If you're into snow, mountains and skiing, ski touring is for you! For some, it's about the journey through snowy mountains going from one mountain hut to another. For others, it's more about gaining access to fantastic mountain ranges and skiing down untouched snow, or scaling stunning mountains. In either case, discovering new places and being part of a group working together, sorting out routes and enjoying a meal and a drink in a warm mountain hut, is a key attraction for many. But it can also be hard work! This section provides an introduction to going ski touring.
What is ski touring?
Ski touring and ski mountaineering are essentially the same activity – travelling through snow covered terrain, using skis to go both uphill and downhill. Ski mountaineering emphasises getting to the tops of mountains along the way, and ski touring emphasises the journey, but there is a lot of overlap between the two.
Snow transforms the mountain landscape and provides fantastic opportunities to explore near and far. There are lots of us who, having enjoyed skiing in or near pisted areas, have ventured out beyond the patrolled areas to explore the mountains. To travel uphill on skis, we use “skins”, which are stuck to the bottom of the ski - these allow the ski to glide uphill, but not slip back down. At the top of the hill, the skins can be removed and you can then ski downhill. The chance to make first tracks on a long descent well away from civilisation amongst spectacular mountains is what brings many of us into the world of ski touring.
Ski tours can vary from an hour or two to a multi-day trip staying in mountain huts to a more adventurous expedition to a remote area.
What are the risks and challenges?
Like all outdoor activities, ski touring has risks associated with it. You need to be able to ski in variable off-piste snow, and there is a marked increase in risk from avalanches, terrain, remoteness, poor weather and poor decision-making. Each skier needs to accept, recognise and manage these risks. Being part of a good team and working as a team are essential. It also requires different equipment (see below). Being reasonably fit is also helpful - days can be long and you're skinning uphil for several hours and then skiing downhill with a rucksack on your back. The fitter you are, the more you will enjoy it! More information on fitness levels is here.
How good a skier do I need to be?
As with fitness, the better an off-piste skier you are, the more you will enjoy ski touring. If you can ski well on pisted red runs and have some off-piste experience, then that is a good starting point for going ski touring.
On a ski tour, you will often encounter many types of snow, depending on recent weather history and changes in altitude and slope aspect changes. So you may have to deal with everything from fluffy powder and spring snow through to crud and breakable crust!
Many of our members go skiing on piste as well as attending off-piste training courses. It's always helpful to brush up on technique and gain some confidence. At the very least, this will allow you to enjoy a ski tour rather than just surviving it.

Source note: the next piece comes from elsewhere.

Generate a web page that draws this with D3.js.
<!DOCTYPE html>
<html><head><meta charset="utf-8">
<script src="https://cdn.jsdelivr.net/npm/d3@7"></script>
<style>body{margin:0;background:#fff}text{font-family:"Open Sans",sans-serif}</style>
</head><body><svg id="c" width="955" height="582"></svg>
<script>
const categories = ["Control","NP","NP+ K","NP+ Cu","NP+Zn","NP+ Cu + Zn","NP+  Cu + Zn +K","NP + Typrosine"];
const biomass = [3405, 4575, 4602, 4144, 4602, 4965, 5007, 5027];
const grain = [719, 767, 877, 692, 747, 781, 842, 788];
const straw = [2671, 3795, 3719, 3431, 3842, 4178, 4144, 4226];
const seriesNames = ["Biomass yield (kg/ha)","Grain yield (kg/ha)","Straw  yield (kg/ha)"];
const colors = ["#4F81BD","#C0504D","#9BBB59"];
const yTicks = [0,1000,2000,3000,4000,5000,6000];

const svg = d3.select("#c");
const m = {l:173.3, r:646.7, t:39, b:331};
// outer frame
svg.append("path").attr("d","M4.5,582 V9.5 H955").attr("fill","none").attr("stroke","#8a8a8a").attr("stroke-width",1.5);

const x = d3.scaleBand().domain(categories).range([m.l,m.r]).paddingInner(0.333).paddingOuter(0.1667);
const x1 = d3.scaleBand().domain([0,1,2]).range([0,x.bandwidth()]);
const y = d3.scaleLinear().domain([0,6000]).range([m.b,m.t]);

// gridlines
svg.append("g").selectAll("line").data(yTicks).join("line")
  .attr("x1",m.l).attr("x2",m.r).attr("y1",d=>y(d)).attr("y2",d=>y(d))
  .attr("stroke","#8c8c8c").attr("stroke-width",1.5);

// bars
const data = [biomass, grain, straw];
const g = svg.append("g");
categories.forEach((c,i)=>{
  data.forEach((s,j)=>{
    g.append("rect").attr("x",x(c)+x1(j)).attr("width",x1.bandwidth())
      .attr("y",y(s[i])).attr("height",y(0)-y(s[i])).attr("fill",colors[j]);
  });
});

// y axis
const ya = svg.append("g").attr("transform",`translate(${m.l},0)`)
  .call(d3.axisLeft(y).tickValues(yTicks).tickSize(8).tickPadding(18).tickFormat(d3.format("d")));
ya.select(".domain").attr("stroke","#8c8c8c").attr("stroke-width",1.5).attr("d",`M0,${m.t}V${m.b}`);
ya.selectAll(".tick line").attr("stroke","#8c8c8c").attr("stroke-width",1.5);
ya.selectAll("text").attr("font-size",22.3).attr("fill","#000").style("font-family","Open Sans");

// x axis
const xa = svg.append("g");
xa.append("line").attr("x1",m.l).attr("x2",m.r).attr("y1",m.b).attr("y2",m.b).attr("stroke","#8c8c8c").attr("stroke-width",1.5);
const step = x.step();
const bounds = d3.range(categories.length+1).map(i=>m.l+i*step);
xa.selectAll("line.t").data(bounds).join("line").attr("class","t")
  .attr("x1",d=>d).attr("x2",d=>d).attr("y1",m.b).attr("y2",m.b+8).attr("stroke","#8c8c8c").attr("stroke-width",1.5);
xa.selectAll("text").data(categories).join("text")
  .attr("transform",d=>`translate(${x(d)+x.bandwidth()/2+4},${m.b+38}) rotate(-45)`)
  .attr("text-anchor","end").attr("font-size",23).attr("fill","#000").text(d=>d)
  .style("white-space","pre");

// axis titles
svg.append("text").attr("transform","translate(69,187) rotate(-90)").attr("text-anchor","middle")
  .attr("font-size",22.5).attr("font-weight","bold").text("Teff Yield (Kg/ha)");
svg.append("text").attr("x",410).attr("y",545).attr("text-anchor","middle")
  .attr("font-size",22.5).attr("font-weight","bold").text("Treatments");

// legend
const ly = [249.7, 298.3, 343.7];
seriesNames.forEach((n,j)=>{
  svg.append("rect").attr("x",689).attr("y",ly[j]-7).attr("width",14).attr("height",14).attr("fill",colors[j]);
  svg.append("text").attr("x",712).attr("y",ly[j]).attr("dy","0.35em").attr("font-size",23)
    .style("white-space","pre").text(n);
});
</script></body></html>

More information on skiing levels can be found here.
What equipment will I need?
Ski touring requires a reasonable amount of specialised equipment, and the costs of acquiring it all in one go can be quite expensive. If you don't have any equipment, the best approach is to hire the equipment to start with and see if you like ski touring before investing further.
The items which are essential for all tours are:
- Skis with touring bindings - many of our members use alpine ski equipment (where the heel of the ski boot is locked down for downhill skiing), though some are telemark or freeheel skiers
- Ski touring boots - these are lighter and more comfortable for walking than standard downhill ski boots, and are more secure on steep ground (you can fit boot crampons to them).
- Skins - these are now made from nylon or mohair and stick to the bottom of the ski (they allow the ski to glide uphill, but not slip back down).
- Harscheisen - these are ski crampons that are used whilst skinning uphill in icy conditions, and stop the ski slipping.
- Avalanche transceiver - this is a small radio device which allows a skier to be found underneath avalanche debris. This is essential safety equipment.
- Probe and shovel - these are essential bits of equipment which will help you to find and dig out someone buried under the snow. The shovel must have a metal blade (plastic shovels are not very effective at cutting through avalanche debris).
You will also need to have suitable clothing, rucksack, ski goggles etc. If your ski tour includes some glacier travel or some climbing, you will need a harness. If you're climbing, you will also need crampons and ice axe.
How do I get started?
If you are starting from a skiing background and already have a reasonable level of off-piste skiing skills, then probably the best way to get started is by attending an Introductory Ski Touring course. Our Club normally provides one such course each year as part of the Club Touring Programme, and similar courses are offered by many mountain guides and the national training centres (Plas y Brenin, Glenmore Lodge). Such a course will provide a good grounding in basic ski touring skills as well as things like avalanche awareness and crevasse rescue.
If you're starting from a mountaineering background and haven't done much skiing, then attending an off-piste training course might be a good way of finding out if you enjoy off-piste skiing.
Once you've done this, you can start thinking about going on a week long ski tour. Some tours are quite difficult and challenging (such as the Haute Route) whilst others are a bit easier (such as the Silvretta tour). Doing one or two easier ski tours, with a mountain guide or with an experienced club member, will help to hone your skills and improve awareness of the challenges and how to manage these.